Object Character Recognition Project
The Louisville Gas and Electric company needed the ability to search the text on over three hundred thousand blueprint drawings to quickly find generation equipment schematics.
Starting as a proof of concept written in Python, the process included downloading the blueprint PDF from the third-party vendor system, extracting each page to an image, and then processing each image for text recognition. The process was designed to have specific checkpoints to audit the progress and timing of each file. The solution was then redesigned to run all in memory to optimize performance.
The result was a distributed process, with access to run across four servers, that could be executed over the entire data set within seventy-two hours. The effort to improve the text quality and application speed is ongoing.

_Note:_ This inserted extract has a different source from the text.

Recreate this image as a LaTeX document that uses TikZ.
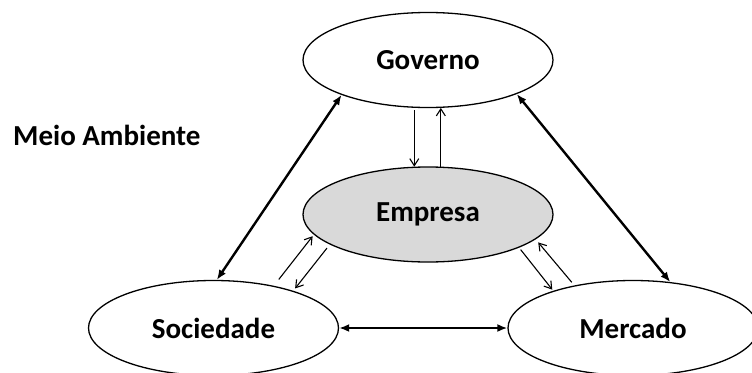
\documentclass[tikz,border=0pt]{standalone}
\usepackage{fontspec}
\setmainfont{Carlito}
\usetikzlibrary{arrows.meta,shapes.geometric}
\definecolor{empgray}{HTML}{D9D9D9}
\begin{document}
\begin{tikzpicture}[x=1pt,y=-1pt,
  oval/.style={ellipse, draw, line width=1.3pt, minimum width=250pt, minimum height=95pt, inner sep=0pt, font=\fontsize{29}{32}\selectfont\bfseries},
  thickarr/.style={line width=2.4pt, {Latex[length=10pt,width=8pt]}-{Latex[length=10pt,width=8pt]}},
  thinarr/.style={line width=1.1pt, -{Straight Barb[length=7pt,width=9pt]}},
  label/.style={anchor=west, inner sep=0pt, font=\fontsize{29}{32}\selectfont\bfseries}
]
\useasboundingbox (0,0) rectangle (752,372);
\node[oval] (gov) at (428,60) {Governo};
\node[oval, fill=empgray] (emp) at (428,214.5) {Empresa};
\node[oval] (soc) at (213.5,328) {Sociedade};
\node[oval] (mer) at (633,328) {Mercado};
\node[label] (meio) at (13,135) {Meio Ambiente};
% thick connectors
\draw[thickarr] (soc.86) -- (gov.202.8);
\draw[thickarr] (gov.-21.4) -- (mer.51.3);
\draw[thickarr] (soc) -- (mer);
% thin connectors
\draw[thinarr, shorten <=2.5pt] (gov.-106.5) -- (emp.106.5);
\draw[thinarr] (emp.75.8) -- (gov.-75.8);
\draw[thinarr, shorten <=8pt, shorten >=2pt] (soc.35.2) -- (emp.190.4);
\draw[thinarr, shorten <=4.5pt, shorten >=3pt] (emp.197.1) -- (soc.25.0);
\draw[thinarr, shorten <=2.5pt, shorten >=1.5pt] (emp.-20.8) -- (mer.155);
\draw[thinarr, shorten <=4pt, shorten >=4pt] (mer.144.3) -- (emp.-13);
\end{tikzpicture}
\end{document}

- Manual time-consuming search for drawings based on file name
- Access to blueprint drawings was a single file and single page at a time
- The third-party software was not able to provide text search within a drawing
- Unable to know or find the company/contractor that manufactured the equipment
- Processes the data set and extracts text from the drawings
- Tunes and processes new drawings as they are loaded
- Features Python-based interface to simplify access to vendor software
- Capable of on-demand job-based processing
- Segments text and processes images via convolutional neural network and Tesseract
- Able to easily and quickly process new drawings
- OCR process improved and fully audited, w/metrics
- Designed to easily include another node
- Managed and supported by KiZAN analytics team